Return the material exactly, first line through the line containing "plt.rcParams['font.size'] = 14", and nothing more. Pictures stay out.

○ ○ ○ ○

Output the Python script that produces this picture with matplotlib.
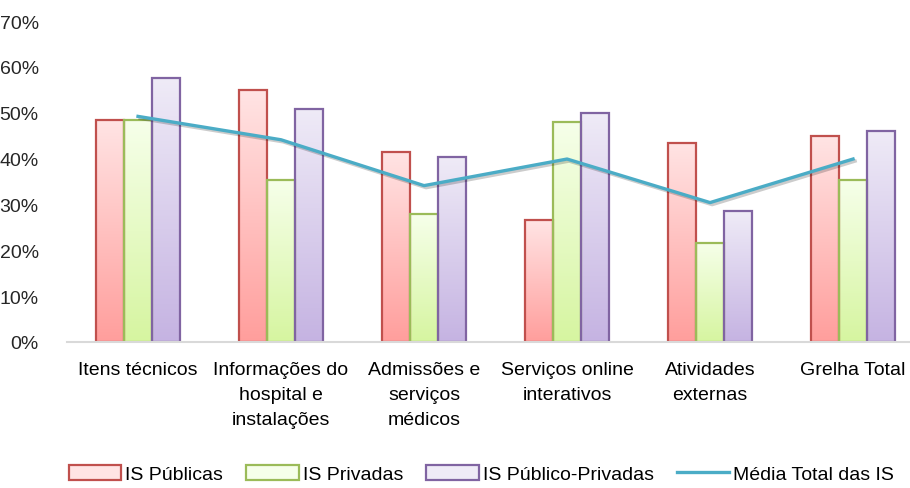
import numpy as np
import matplotlib
matplotlib.use('Agg')
import matplotlib.pyplot as plt
import matplotlib.patheffects as pe
from matplotlib.colors import LinearSegmentedColormap
from matplotlib.patches import Patch
from matplotlib.lines import Line2D

categories = ['Itens técnicos', 'Informações do\nhospital e\ninstalações',
              'Admissões e\nserviços\nmédicos', 'Serviços online\ninterativos',
              'Atividades\nexternas', 'Grelha Total']
publicas = [48.4, 54.9, 41.5, 26.5, 43.5, 44.9]
privadas = [48.4, 35.3, 27.9, 47.9, 21.6, 35.4]
publico_privadas = [57.5, 50.9, 40.4, 50.0, 28.5, 46.0]
media_total = [49.2, 44.1, 34.1, 39.9, 30.4, 39.9]
y_ticks = [0, 10, 20, 30, 40, 50, 60, 70]

plt.rcParams['font.family'] = ['Liberation Sans Narrow', 'Liberation Sans', 'DejaVu Sans']
plt.rcParams['font.size'] = 14


def gradient_bars(ax, bars, top_color, bottom_color):
    cmap = LinearSegmentedColormap.from_list('g', [bottom_color, top_color])
    grad = np.linspace(0, 1, 256).reshape(-1, 1)
    for b in bars:
        x, y = b.get_xy()
        w, h = b.get_width(), b.get_height()
        im = ax.imshow(grad, extent=[x, x + w, y, y + h], origin='lower',
                       cmap=cmap, aspect='auto', zorder=1.5)
        im.set_clip_path(b)


fig = plt.figure(figsize=(9.1, 4.89), dpi=100)
ax = fig.add_axes([0.0731, 0.2986, 0.9429, 0.6564])

x = np.arange(len(categories))
w = 0.195
series = [
    (publicas, '#C0504D', '#FFE4E4', '#FF9E9C', 'IS Públicas'),
    (privadas, '#9BBB59', '#F6FFEA', '#D6F5A0', 'IS Privadas'),
    (publico_privadas, '#8064A2', '#EFEBF7', '#C5B3E2', 'IS Público-Privadas'),
]
handles = []
for i, (vals, edge, top, bottom, label) in enumerate(series):
    bars = ax.bar(x + (i - 1) * w, vals, w, facecolor='none', edgecolor=edge,
                  linewidth=1.6, zorder=2)
    gradient_bars(ax, bars, top, bottom)
    handles.append(Patch(facecolor=top, edgecolor=edge, linewidth=1.6, label=label))

line_color = '#4BACC6'
ax.plot(x, media_total, color=line_color, linewidth=2.4, zorder=3,
        path_effects=[pe.SimpleLineShadow(offset=(1.5, -1.5), alpha=0.2), pe.Normal()])
handles.append(Line2D([0], [0], color=line_color, linewidth=2.4, label='Média Total das IS'))

ax.set_xlim(-0.5, len(categories) - 0.5)
ax.set_ylim(0, 70)
ax.set_yticks(y_ticks)
ax.set_yticklabels([f'{t}%' for t in y_ticks])
ax.set_xticks(x)
ax.set_xticklabels(categories, linespacing=1.6, va='top')
ax.tick_params(axis='y', length=0, pad=20, labelcolor='#262626')
ax.tick_params(axis='x', length=0, pad=14, labelcolor='#000000')

for s in ['top', 'right', 'left']:
    ax.spines[s].set_visible(False)
ax.spines['bottom'].set_color('#D9D9D9')
ax.spines['bottom'].set_linewidth(1.5)
ax.spines['bottom'].set_zorder(4)

fig.legend(handles=handles, loc='center', bbox_to_anchor=(0.529, 0.029), ncol=4,
           frameon=False, handlelength=2.7, handleheight=0.8, handletextpad=0.2,
           columnspacing=1.2, fontsize=14)

fig.savefig('out.png', dpi=100)
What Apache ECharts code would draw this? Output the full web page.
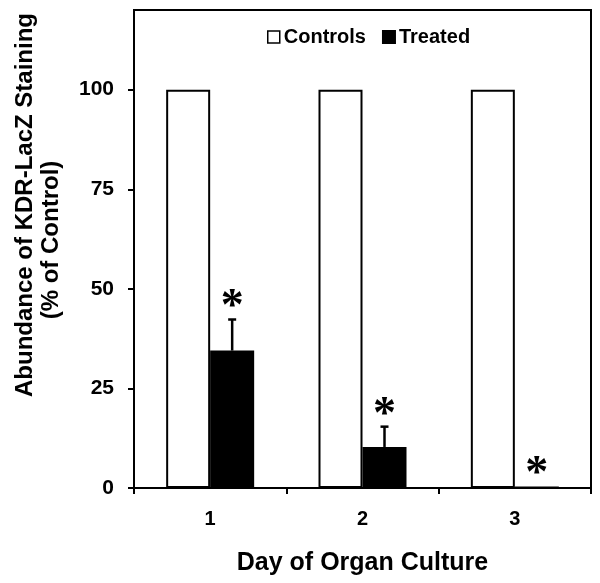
<!DOCTYPE html>
<html>
<head>
<meta charset="utf-8">
<script src="https://cdn.jsdelivr.net/npm/echarts@6/dist/echarts.min.js"></script>
<style>
  html, body { margin: 0; padding: 0; background: #fff; }
  #chart { width: 600px; height: 583px; }
</style>
</head>
<body>
<div id="chart"></div>
<script>
// data
var days = ['1', '2', '3'];
var controls = [100, 100, 100];
var treated = [34.5, 10.3, 0.4];
var treatedErr = [7.8, 5.1, 0];
var yTicks = [0, 25, 50, 75, 100];

var barW = 44;
var font = 'Liberation Sans, Arial, sans-serif';

var chart = echarts.init(document.getElementById('chart'));

chart.setOption({
  animation: false,
  backgroundColor: '#fff',
  textStyle: { fontFamily: font, color: '#000' },
  grid: {
    left: 134, right: 9, top: 10, bottom: 95,
    show: true, borderColor: '#000', borderWidth: 2, backgroundColor: 'transparent'
  },
  legend: {
    left: 262, top: 22,
    itemWidth: 12, itemHeight: 12, itemGap: 16,
    textStyle: { fontFamily: font, fontSize: 20, fontWeight: 'bold', color: '#000', padding: [0, 0, 0, -1] },
    data: [
      { name: 'Controls', icon: 'rect', itemStyle: { color: '#fff', borderColor: '#000', borderWidth: 1.5 } },
      { name: 'Treated', icon: 'rect', itemStyle: { color: '#000' } }
    ]
  },
  xAxis: {
    type: 'category',
    data: days,
    name: 'Day of Organ Culture',
    nameLocation: 'middle',
    nameGap: 63,
    nameTextStyle: { fontFamily: font, fontSize: 25, fontWeight: 'bold', color: '#000' },
    axisLine: { lineStyle: { color: '#000', width: 2 } },
    axisTick: { show: true, length: 6, lineStyle: { color: '#000', width: 2 } },
    axisLabel: { margin: 21, fontFamily: font, fontSize: 20, fontWeight: 'bold', color: '#000' },
    splitLine: { show: false }
  },
  yAxis: {
    type: 'value',
    min: 0, max: 120,
    axisLine: { show: true, lineStyle: { color: '#000', width: 2 } },
    axisTick: { show: true, length: 6, customValues: yTicks, lineStyle: { color: '#000', width: 2 } },
    axisLabel: { margin: 20, customValues: yTicks, fontFamily: font, fontSize: 21, fontWeight: 'bold', color: '#000' },
    splitLine: { show: false }
  },
  graphic: [
    {
      type: 'text', rotation: Math.PI / 2, x: 25, y: 205,
      style: { text: 'Abundance of KDR-LacZ Staining', fontFamily: font, fontSize: 24, fontWeight: 'bold',
        fill: '#000', align: 'center', verticalAlign: 'middle' }
    },
    {
      type: 'text', rotation: Math.PI / 2, x: 51, y: 240,
      style: { text: '(% of Control)', fontFamily: font, fontSize: 24, fontWeight: 'bold',
        fill: '#000', align: 'center', verticalAlign: 'middle' }
    }
  ],
  series: [
    {
      name: 'Controls', type: 'bar', data: controls,
      barWidth: barW, barGap: '0%',
      itemStyle: { color: '#fff', borderColor: '#000', borderWidth: 2 }
    },
    {
      name: 'Treated', type: 'bar', data: treated,
      barWidth: barW, barGap: '0%',
      itemStyle: { color: '#000', borderColor: '#000', borderWidth: 1.5 }
    },
    {
      type: 'custom',
      name: 'err',
      data: treated.map(function (v, i) { return [i, v, treatedErr[i]]; }),
      z: 5,
      renderItem: function (params, api) {
        var i = api.value(0);
        var base = api.coord([i, api.value(1)]);
        var top = api.coord([i, api.value(1) + api.value(2)]);
        var x = base[0] + barW / 2;
        var kids = [];
        if (api.value(2) > 0) {
          kids.push({ type: 'line', shape: { x1: x, y1: base[1], x2: x, y2: top[1] },
            style: { stroke: '#000', lineWidth: 2.5 } });
          kids.push({ type: 'line', shape: { x1: x - 4, y1: top[1], x2: x + 4, y2: top[1] },
            style: { stroke: '#000', lineWidth: 2.5 } });
        }
        kids.push({ type: 'text', x: x, y: top[1] - 11,
          style: { text: '*', fontFamily: 'Liberation Serif, serif', fontSize: 46, fontWeight: 'bold', fill: '#000',
            align: 'center', verticalAlign: 'middle' } });
        return { type: 'group', children: kids };
      }
    }
  ]
});
</script>
</body>
</html>
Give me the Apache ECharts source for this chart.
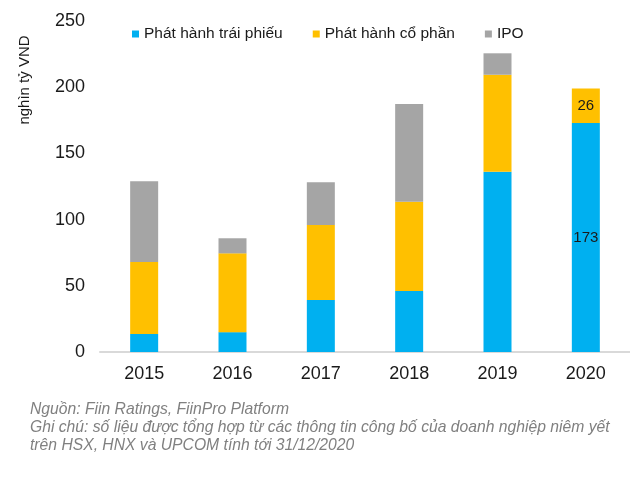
<!DOCTYPE html>
<html>
<head>
<meta charset="utf-8">
<script src="https://cdn.jsdelivr.net/npm/echarts@6/dist/echarts.min.js"></script>
<style>html,body{margin:0;padding:0;background:#fff;}#c{width:630px;height:479px;}</style>
</head>
<body>
<div id="c"></div>
<script>
const categories = ['2015', '2016', '2017', '2018', '2019', '2020'];
const bondIssuance = [13.6, 15, 39.3, 46.1, 136.2, 173];
const shareIssuance = [54.4, 59.5, 56.6, 67.4, 73.2, 26];
const ipo = [60.9, 11.4, 32.3, 73.8, 16.2, null];
const seriesNames = ['Phát hành trái phiếu', 'Phát hành cổ phần', 'IPO'];
const yTicks = [0, 50, 100, 150, 200, 250];
const labeledIndex = 5;

const font = '"Liberation Sans", Arial, sans-serif';
const chart = echarts.init(document.getElementById('c'), null, {renderer: 'canvas'});
const lbl = {
  show: true,
  position: 'inside',
  fontFamily: font,
  fontSize: 15,
  color: '#1a1a1a',
  formatter: p => p.dataIndex === labeledIndex ? String(Math.round(p.value)) : ''
};
function mk(name, data, color, showLabel) {
  return {
    name, type: 'bar', stack: 'total', data, barWidth: 28,
    itemStyle: {color}, label: showLabel ? lbl : {show: false}
  };
}
const noteStyle = {fontFamily: font, fontSize: 15.7, fontStyle: 'italic', fill: '#808080', verticalAlign: 'middle'};
chart.setOption({
  animation: false,
  backgroundColor: '#fff',
  textStyle: {fontFamily: font},
  legend: {
    data: seriesNames,
    left: 132, top: 26, padding: 0,
    itemWidth: 7, itemHeight: 7, itemGap: 30,
    icon: 'rect',
    textStyle: {fontFamily: font, fontSize: 15.5, color: '#1a1a1a'}
  },
  grid: {left: 100, top: 21, width: 539, bottom: 127, containLabel: false},
  xAxis: {
    type: 'category', data: categories,
    axisLine: {lineStyle: {color: '#d9d9d9', width: 2}},
    axisTick: {show: false},
    axisLabel: {fontFamily: font, fontSize: 18, color: '#1a1a1a', margin: 13}
  },
  yAxis: {
    type: 'value', min: yTicks[0], max: yTicks[yTicks.length - 1], interval: yTicks[1] - yTicks[0],
    splitLine: {show: false},
    axisLine: {show: false},
    axisTick: {show: false},
    axisLabel: {fontFamily: font, fontSize: 18, color: '#1a1a1a', margin: 15}
  },
  series: [
    mk(seriesNames[0], bondIssuance, '#00B0F0', true),
    mk(seriesNames[1], shareIssuance, '#FFC000', true),
    mk(seriesNames[2], ipo, '#A5A5A5', false)
  ],
  graphic: [
    {type: 'text', x: 25, y: 80, rotation: Math.PI / 2,
     style: {text: 'nghìn tỷ VND', fontFamily: font, fontSize: 15, fill: '#1a1a1a', align: 'center', verticalAlign: 'middle'}},
    {type: 'text', x: 30, y: 410, style: Object.assign({text: 'Nguồn: Fiin Ratings, FiinPro Platform'}, noteStyle)},
    {type: 'text', x: 30, y: 428, style: Object.assign({text: 'Ghi chú: số liệu được tổng hợp từ các thông tin công bố của doanh nghiệp niêm yết'}, noteStyle)},
    {type: 'text', x: 30, y: 446, style: Object.assign({text: 'trên HSX, HNX và UPCOM tính tới 31/12/2020'}, noteStyle)}
  ]
});
</script>
</body>
</html>
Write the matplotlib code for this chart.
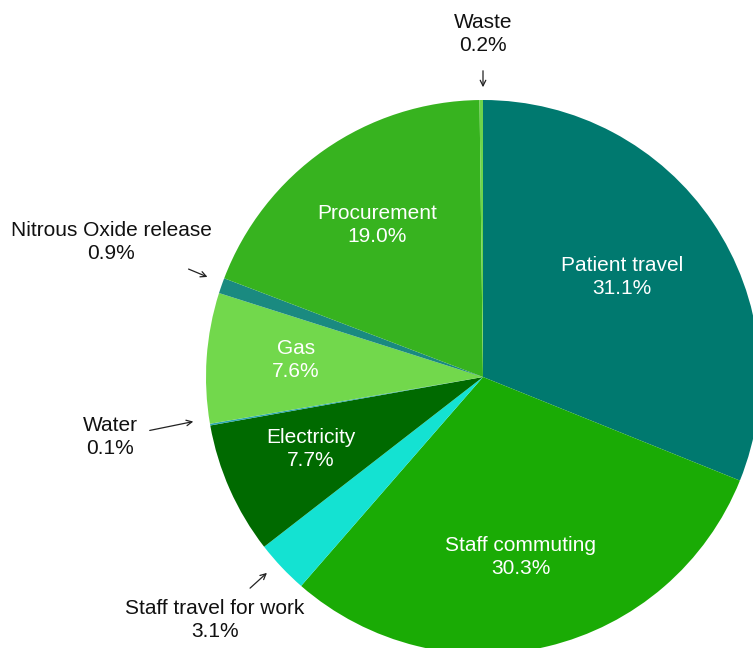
import matplotlib
matplotlib.use("Agg")
import matplotlib.pyplot as plt

plt.rcParams['font.family'] = ['Liberation Sans', 'DejaVu Sans']

# slices, clockwise from 12 o'clock
labels = ["Patient travel", "Staff commuting", "Staff travel for work", "Electricity",
          "Water", "Gas", "Nitrous Oxide release", "Procurement", "Waste"]
shares = [31.1, 30.3, 3.1, 7.7, 0.1, 7.6, 0.9, 19.0, 0.2]
colors = ["#00796f", "#1aab05", "#14e2d2", "#006a00",
          "#2aa8b0", "#72d84c", "#1a8a80", "#37b31f", "#6cd54a"]

# which slices get their label inside the pie
inside = ["Patient travel", "Staff commuting", "Procurement", "Gas", "Electricity"]

W, H = 753, 648
cx, cy, r = 483, H - 377, 277

fig = plt.figure(figsize=(W / 100, H / 100), dpi=100)
ax = fig.add_axes([0, 0, 1, 1])

wedges, _ = ax.pie(shares, colors=colors, startangle=90, counterclock=False,
                   center=(cx, cy), radius=r, frame=True,
                   wedgeprops=dict(linewidth=0))
ax.set_xlim(0, W)
ax.set_ylim(0, H)
ax.set_aspect('equal')
ax.axis('off')

# label positions in pixel coords (x, y from top)
inner_pos = {
    "Patient travel": (622, 277),
    "Staff commuting": (521, 557),
    "Procurement": (377, 225),
    "Gas": (296, 360),
    "Electricity": (311, 449),
}
for lab, val in zip(labels, shares):
    if lab in inside:
        x, y = inner_pos[lab]
        ax.text(x, H - y, f"{lab}\n{val:.1f}%", ha='center', va='center',
                color='white', fontsize=15, linespacing=1.3)

# outside labels: text position, arrow tail, arrow head
outer = {
    "Waste": ((483, 34), (483, 68), (483, 90)),
    "Nitrous Oxide release": ((111, 242), (186, 268), (210, 278)),
    "Water": ((110, 437), (147, 431), (196, 421)),
    "Staff travel for work": ((215, 620), (248, 590), (269, 571)),
}
for lab, val in zip(labels, shares):
    if lab in outer:
        (tx, ty), (ax0, ay0), (ax1, ay1) = outer[lab]
        ax.text(tx, H - ty, f"{lab}\n{val:.1f}%", ha='center', va='center',
                color='#111111', fontsize=15, linespacing=1.3)
        ax.annotate("", xy=(ax1, H - ay1), xytext=(ax0, H - ay0),
                    arrowprops=dict(arrowstyle='->', color='#222222', lw=0.9))

fig.savefig("out.png", dpi=100)
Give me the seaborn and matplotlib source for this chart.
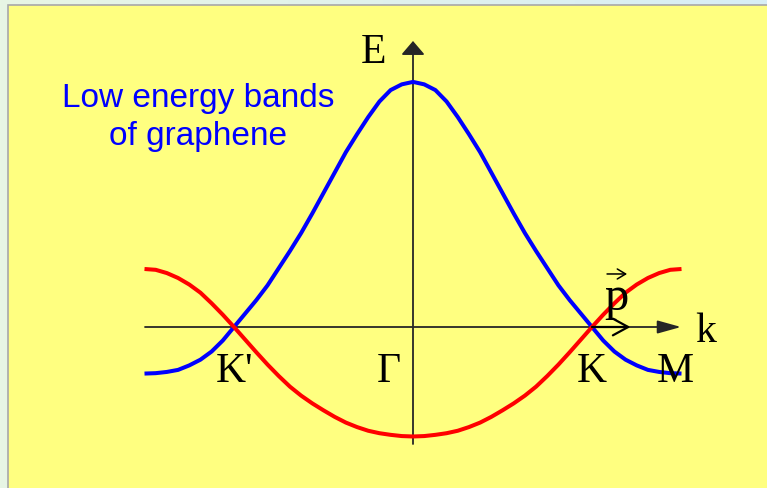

○ ○ ○ ○

**Answer to this task**
Output the Python script that produces this picture with matplotlib.
import numpy as np
import matplotlib
matplotlib.use('Agg')
import matplotlib.pyplot as plt
import matplotlib.patheffects as pe
from matplotlib.colors import LinearSegmentedColormap
from matplotlib.patches import Patch
from matplotlib.lines import Line2D

categories = ['Itens técnicos', 'Informações do\nhospital e\ninstalações',
              'Admissões e\nserviços\nmédicos', 'Serviços online\ninterativos',
              'Atividades\nexternas', 'Grelha Total']
publicas = [48.4, 54.9, 41.5, 26.5, 43.5, 44.9]
privadas = [48.4, 35.3, 27.9, 47.9, 21.6, 35.4]
publico_privadas = [57.5, 50.9, 40.4, 50.0, 28.5, 46.0]
media_total = [49.2, 44.1, 34.1, 39.9, 30.4, 39.9]
y_ticks = [0, 10, 20, 30, 40, 50, 60, 70]

plt.rcParams['font.family'] = ['Liberation Sans Narrow', 'Liberation Sans', 'DejaVu Sans']
plt.rcParams['font.size'] = 14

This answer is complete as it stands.